One device, described in U.S. Pat. No. 4,483,023 by Hoffman, et al., comprises a knitted polyester sheath surrounding a core of polyester strands.
U.S. Pat. No. 4,149,277 introduces another variant in the construction of prosthetic ligaments and tendons in the form of carbon coated polyester filaments in braided, woven or meshed array.
U.S. Pat. No. 4,585,458 describes the use of chemically fixed heterologous collagenous tissues instead of synthetic materials for repair or replacement of ligaments or tendons. At present such devices have not proven to be effective alternatives for ligament repair since they typically exhibit premature failure.
All of the aforementioned tissue replacement and/or augmentation approaches suffer from various deficiencies. A problem associated with the autogenous transplant methods for ligament reconstruction relates to damage and loss of strength of the donor structure. During the healing process these donor tissues eventually regain their strength. However, until the strength of the tissues is recovered, they must be protected from carrying normal loads. Therefore, these procedures are accompanied by long rehabilitation regimens.
The synthetic prosthetics also suffer from certain deficiencies. While ligamentous tissue is a natural composite material exhibiting both compliant elasticity and high longitudinal strength, no single synthetic biocompatible material has this combination of properties. The inevitable chemical and/or physical breakdown of these implants in vivo, leads to catastrophic failure and a return to pre-operative instability, or worse, because no natural tissue repair has taken place. As a result, implants such as the ones listed above have tended to fail in animal or clinical trials either by material fatigue, creep, or in-vivo degradation leading to joint laxity, or by unacceptable restriction of joint motion.
As mentioned above, one problem often experienced by recipients of some prosthetic ligaments is that the braided ligaments undergo constructional deformation after implantation and, as a result, become too lax over time. Constructional deformation occurs when the fibers of the braided ligament prosthesis compact and undergo helical changes. There is a certain amount of "slack" in the prosthetic ligaments heretofore available which permits them to undergo constructional deformation with use. The prosthetic ligament lengthens and loses its tensioning capacity.

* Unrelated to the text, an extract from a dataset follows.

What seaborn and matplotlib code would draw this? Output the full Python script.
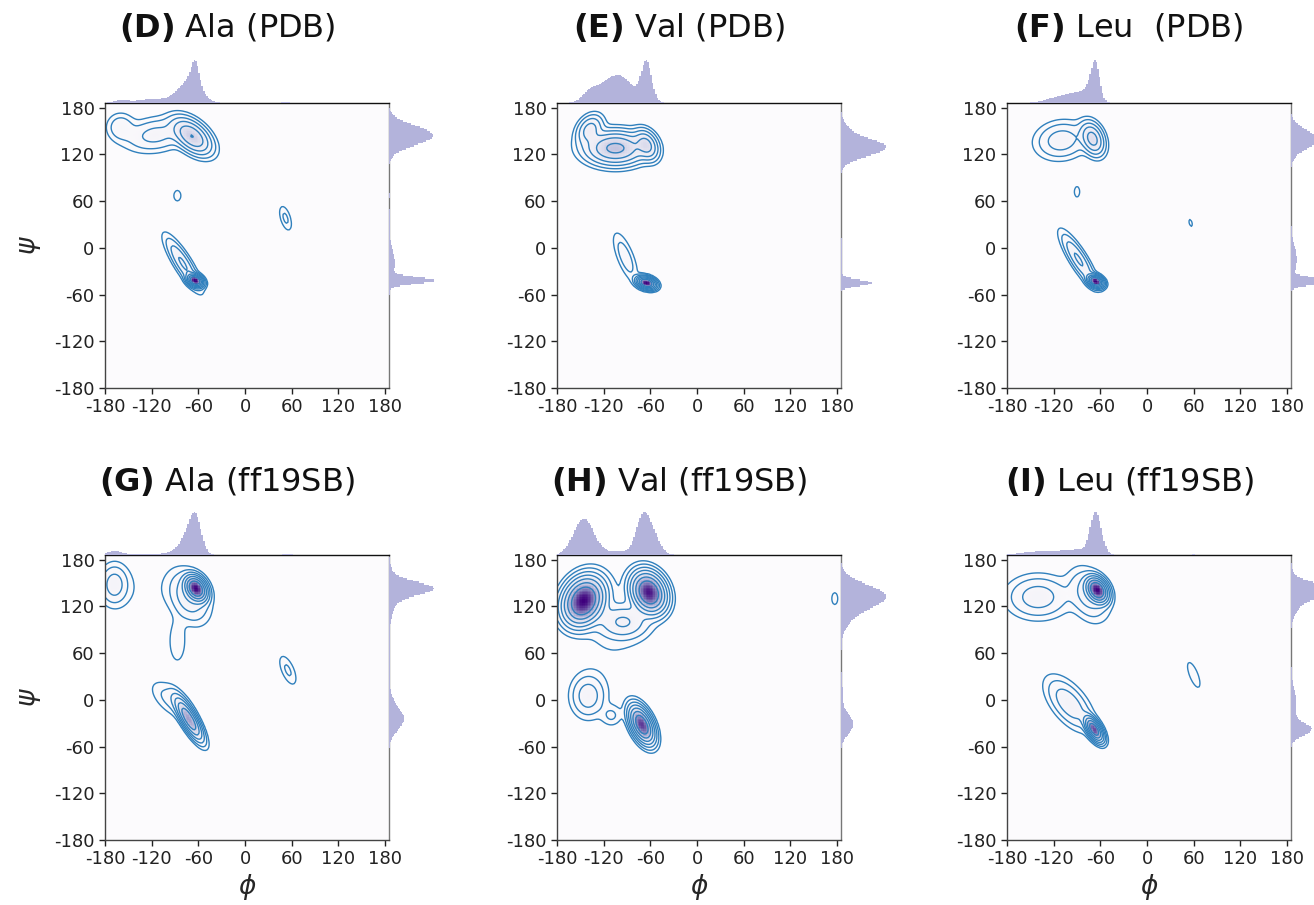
import numpy as np
import matplotlib
matplotlib.use('Agg')
import matplotlib.pyplot as plt
import seaborn as sns

# peaks: (phi, psi, sd_phi, sd_psi, corr, height)
ala_pdb = [(-64, -42, 5, 4, -0.3, 1.0), (-80, -20, 12, 18, -0.85, 0.10),
           (-68, 143, 13, 12, -0.5, 0.30), (-115, 145, 22, 12, 0.2, 0.06),
           (-160, 155, 10, 10, 0.0, 0.04), (-87, 67, 4, 6, 0.0, 0.015),
           (52, 38, 5, 10, -0.5, 0.025)]
val_pdb = [(-65, -45, 6, 4, -0.3, 1.0), (-92, -12, 9, 18, -0.7, 0.035),
           (-105, 128, 20, 11, 0.0, 0.35), (-65, 132, 8, 10, -0.3, 0.20),
           (-138, 152, 9, 10, 0.3, 0.12)]
leu_pdb = [(-66, -43, 5, 4, -0.3, 1.0), (-88, -15, 12, 18, -0.85, 0.10),
           (-70, 140, 8, 11, -0.3, 0.22), (-110, 138, 18, 13, 0.1, 0.07),
           (-90, 72, 3, 6, 0.0, 0.015), (56, 32, 2.5, 5, -0.5, 0.012)]
ala_ff = [(-63, 143, 7, 8, -0.3, 1.0), (-72, 132, 14, 18, -0.3, 0.08),
          (-87, 75, 7, 18, 0.0, 0.02), (-168, 148, 10, 14, 0.0, 0.07),
          (-130, 140, 40, 25, 0.0, 0.006), (-72, -25, 9, 14, -0.8, 0.5),
          (-95, 0, 15, 14, -0.6, 0.03), (55, 38, 7, 12, -0.6, 0.025)]
val_ff = [(-146, 127, 13, 15, 0.2, 0.85), (-62, 138, 11, 13, -0.2, 0.8),
          (-95, 100, 18, 12, 0.0, 0.08), (-110, 90, 30, 50, 0.0, 0.007),
          (177, 130, 3, 6, 0.0, 0.015), (-71, -32, 8, 12, -0.5, 0.7),
          (-140, 5, 12, 15, 0.0, 0.06), (-110, -20, 8, 8, 0.0, 0.02)]
leu_ff = [(-64, 141, 7, 8, -0.3, 1.0), (-75, 135, 14, 18, -0.3, 0.07),
          (-140, 132, 22, 15, 0.0, 0.07), (-68, -38, 6, 8, -0.6, 0.8),
          (-100, -5, 16, 18, -0.6, 0.08), (60, 32, 6, 12, -0.7, 0.02)]

panels = [ala_pdb, val_pdb, leu_pdb, ala_ff, val_ff, leu_ff]
titles = [r'$\mathbf{(D)}$ Ala (PDB)', r'$\mathbf{(E)}$ Val (PDB)', r'$\mathbf{(F)}$ Leu  (PDB)',
          r'$\mathbf{(G)}$ Ala (ff19SB)', r'$\mathbf{(H)}$ Val (ff19SB)', r'$\mathbf{(I)}$ Leu (ff19SB)']
ticks = [-180, -120, -60, 0, 60, 120, 180]
contour_levels = [0.008, 0.02, 0.045, 0.09, 0.17, 0.3, 0.5]

edges = np.arange(-180, 188, 2)
centers = (edges[:-1] + edges[1:]) / 2
PHI, PSI = np.meshgrid(centers, centers)
bin_list = list(edges)


def density(peaks):
    z = np.zeros_like(PHI)
    for phi0, psi0, sx, sy, rho, amp in peaks:
        dx = (PHI - phi0) / sx
        dy = (PSI - psi0) / sy
        q = (dx ** 2 - 2 * rho * dx * dy + dy ** 2) / (1 - rho ** 2)
        z += amp * np.exp(-0.5 * q)
    return z


sns.set_style('white')
plt.rcParams['font.family'] = ['DejaVu Sans']
plt.rcParams['axes.unicode_minus'] = False

W, H = 1314, 905
fig = plt.figure(figsize=(W / 100, H / 100), dpi=100)
lav = '#b3b3db'
line_blue = '#3080bd'

col_left = [105, 557, 1007]
row_top = [103, 555]
aw, ah = 284, 285
mh, mw = 45, 47


def px_axes(x0, y0, w, h):
    return fig.add_axes([x0 / W, 1 - (y0 + h) / H, w / W, h / H])


for k, peaks in enumerate(panels):
    r, c = divmod(k, 3)
    x0, y0 = col_left[c], row_top[r]
    ax = px_axes(x0, y0, aw, ah)
    z = density(peaks)
    ax.set_facecolor(plt.get_cmap('Purples')(0.0))
    sns.histplot(x=PHI.ravel(), y=PSI.ravel(), weights=z.ravel(), bins=[bin_list, bin_list],
                 cmap='Purples', thresh=None, ax=ax)
    ax.contour(centers, centers, z, levels=np.array(contour_levels) * z.max(),
               colors=line_blue, linewidths=1.0)
    ax.set_xlim(-180, 185)
    ax.set_ylim(-180, 186)
    ax.set_xticks(ticks)
    ax.set_yticks(ticks)
    ax.set_xlabel('')
    ax.set_ylabel('')
    ax.tick_params(labelsize=13, length=4, width=1, direction='out',
                   bottom=True, left=True, colors='#222222')
    for s in ax.spines.values():
        s.set_color('#444444')
        s.set_linewidth(1.0)
    ax.spines['top'].set_color('#111111')
    ax.spines['right'].set_color('#777777')

    # marginals
    ax_top = px_axes(x0, y0 - mh, aw, mh)
    top = z.sum(axis=0)
    sns.histplot(x=list(centers), weights=list(top), bins=bin_list, ax=ax_top,
                 element='step', fill=True, color=lav, alpha=1, linewidth=0)
    ax_top.set_xlim(-180, 185)
    ax_top.set_ylim(0, top.max() * 1.04)
    ax_top.axis('off')

    ax_right = px_axes(x0 + aw, y0, mw, ah)
    side = z.sum(axis=1)
    sns.histplot(y=list(centers), weights=list(side), bins=bin_list, ax=ax_right,
                 element='step', fill=True, color=lav, alpha=1, linewidth=0)
    ax_right.set_ylim(-180, 186)
    ax_right.set_xlim(0, side.max() * 1.04)
    ax_right.axis('off')

    title_y = 28 if r == 0 else 481
    fig.text((x0 + 122) / W, 1 - title_y / H, titles[k], fontsize=23,
             ha='center', va='center', color='#111111')
    if c == 0:
        fig.text(30 / W, 1 - (y0 + ah / 2) / H, r'$\psi$', fontsize=19,
                 rotation=90, ha='center', va='center')
    if r == 1:
        fig.text((x0 + aw / 2) / W, 1 - 887 / H, r'$\phi$', fontsize=19,
                 ha='center', va='center')

fig.savefig('out.png', dpi=100)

Also, as a result of the contact of yarns in braided, woven, or meshed constructions, ultimately a delamination of carbon from these points could occur, thus reducing the biocompatability of the device.

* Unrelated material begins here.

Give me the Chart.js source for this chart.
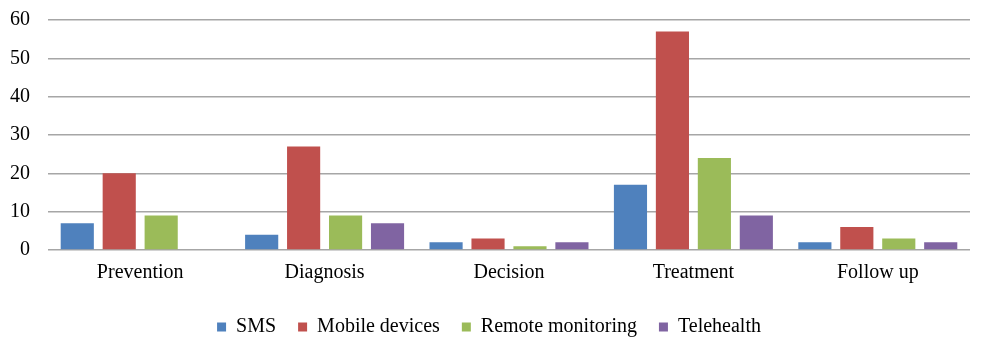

The mechanical properties of carbon fibers used at present predominantly for implants are strongly non-isotropic, due to the graphitic structure of carbon. Bending loads or stresses with small radii of curvature, or even relatively slight shearing stresses, may cause fibers to fracture. Furthermore, carbon fibers have only low ductility and tend to crumble, particularly if their coats have been dissolved after a longer stay inside the body.

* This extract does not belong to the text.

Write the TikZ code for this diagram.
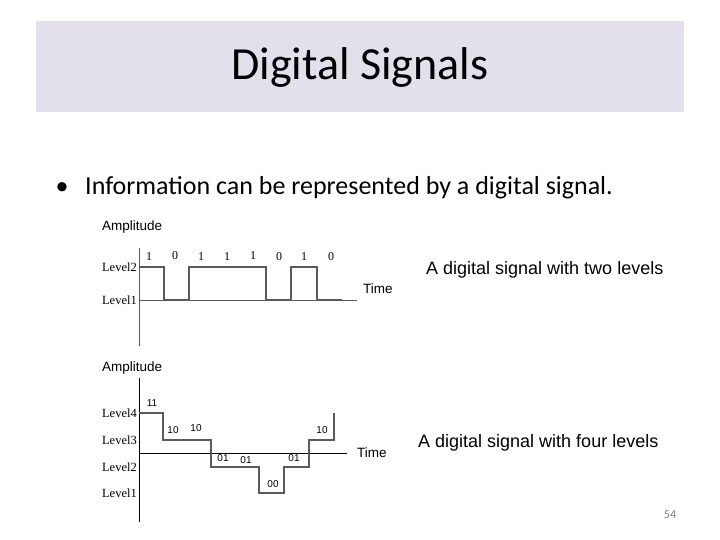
\documentclass[tikz,border=0pt]{standalone}
\usepackage{fontspec}
\setmainfont{Carlito}
\newfontfamily\arialfont{Liberation Sans}
\newfontfamily\levelfont{Liberation Serif}

\definecolor{titleband}{HTML}{E3DFEB}
\definecolor{sigtop}{HTML}{5A5A5A}

\tikzset{
    levellabel/.style = {anchor = east, inner sep = 1pt, font = \levelfont\fontsize{12.5}{13}\selectfont},
    bitlabel/.style   = {inner sep = 0pt, font = \levelfont\fontsize{12}{13}\selectfont},
    codelabel/.style  = {inner sep = 0pt, font = \arialfont\fontsize{10}{11}\selectfont},
    axislabel/.style  = {inner sep = 0pt, font = \arialfont\fontsize{13.5}{15}\selectfont},
    caption/.style    = {anchor = base west, inner sep = 0pt, font = \arialfont\fontsize{18}{20}\selectfont},
}

\begin{document}
\begin{tikzpicture}[x = 1pt, y = -1pt]
    \useasboundingbox (0, 0) rectangle (720, 540);

    % title band
    \fill [titleband] (36, 21) rectangle (684, 112);
    \node [anchor = base, inner sep = 0pt] (title) at (360, 80) {\fontsize{46}{52}\selectfont Digital Signals};

    \node [anchor = base, inner sep = 0pt] (dot) at (62, 195) {\fontsize{26}{30}\selectfont \textbullet};
    \node [anchor = base west, inner sep = 0pt] (bullet) at (85, 195)
        {\fontsize{26}{30}\selectfont Information can be represented by a digital signal.};

    \begin{scope}[local bounding box = twolevels]
        \node [axislabel, anchor = west] (amptop) at (102, 227) {Amplitude};
        \node [axislabel, anchor = west] (timetop) at (363, 289) {Time};

        \draw [sigtop, line width = 1pt] (139, 248) -- (139, 346);
        \draw [sigtop, line width = 1pt] (139, 300) -- (357, 300);

        \node [levellabel] (lvtwo) at (138, 267) {Level2};
        \node [levellabel] (lvone) at (138, 300) {Level1};

        % 1 0 1 1 1 0 1 0
        \draw [sigtop, line width = 1.3pt]
            (139, 267) -- (164, 267) -- (164, 300) -- (189, 300) -- (189, 267)
            -- (266, 267) -- (266, 300) -- (291, 300) -- (291, 267)
            -- (317, 267) -- (317, 300) -- (342, 300);

        \node [bitlabel] (b1) at (149, 257) {1};
        \node [bitlabel] (b2) at (175, 256) {0};
        \node [bitlabel] (b3) at (201, 257) {1};
        \node [bitlabel] (b4) at (227, 257) {1};
        \node [bitlabel] (b5) at (253, 256) {1};
        \node [bitlabel] (b6) at (279, 257) {0};
        \node [bitlabel] (b7) at (304, 257) {1};
        \node [bitlabel] (b8) at (331, 257) {0};
    \end{scope}

    \node [caption] (captwo) at (426, 274) {A digital signal with two levels};

    \begin{scope}[local bounding box = fourlevels]
        \node [axislabel, anchor = west] (ampbot) at (102, 368) {Amplitude};
        \node [axislabel, anchor = west] (timebot) at (357, 453) {Time};

        \draw [black, line width = 0.9pt] (139, 378) -- (139, 522);
        \draw [black, line width = 0.9pt] (139, 453) -- (347, 453);

        \node [levellabel] (lvfour)  at (138, 413) {Level4};
        \node [levellabel] (lvthree) at (138, 440) {Level3};
        \node [levellabel] (lvtwob)  at (138, 467) {Level2};
        \node [levellabel] (lvoneb)  at (138, 493) {Level1};

        % 11 10 10 01 01 00 01 10
        \draw [sigtop, line width = 1.3pt]
            (139, 413) -- (163, 413) -- (163, 440) -- (211, 440) -- (211, 467)
            -- (259, 467) -- (259, 493) -- (284, 493) -- (284, 467)
            -- (309, 467) -- (309, 440) -- (334, 440) -- (334, 413);

        \node [codelabel] (c1) at (152, 403) {11};
        \node [codelabel] (c2) at (173, 430) {10};
        \node [codelabel] (c3) at (196, 428) {10};
        \node [codelabel] (c4) at (223, 458) {01};
        \node [codelabel] (c5) at (246, 460) {01};
        \node [codelabel] (c6) at (273, 484) {00};
        \node [codelabel] (c7) at (294, 458) {01};
        \node [codelabel] (c8) at (322, 430) {10};
    \end{scope}

    \node [caption] (capfour) at (418, 447) {A digital signal with four levels};

    \node [gray, inner sep = 0pt] (pagenum) at (670, 515) {\fontsize{12}{14}\selectfont 54};
\end{tikzpicture}
\end{document}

No ligament prosthesis, tried thus far in animals or humans, has yielded consistently acceptable joint stability without the occurrence of implant breakdown, synovitis, and/or articular tissue damage during the first two years post operatively. The desired minimum post operative period of implant/joint stability is 10 years.
It is clear that there remains a significant need for a method for achieving a ligament replacement or augmentation having initial and long-term strength, flexibility, extension and recovery that at least approximate those of the original, undamaged ligament or other fibrous connective tissue.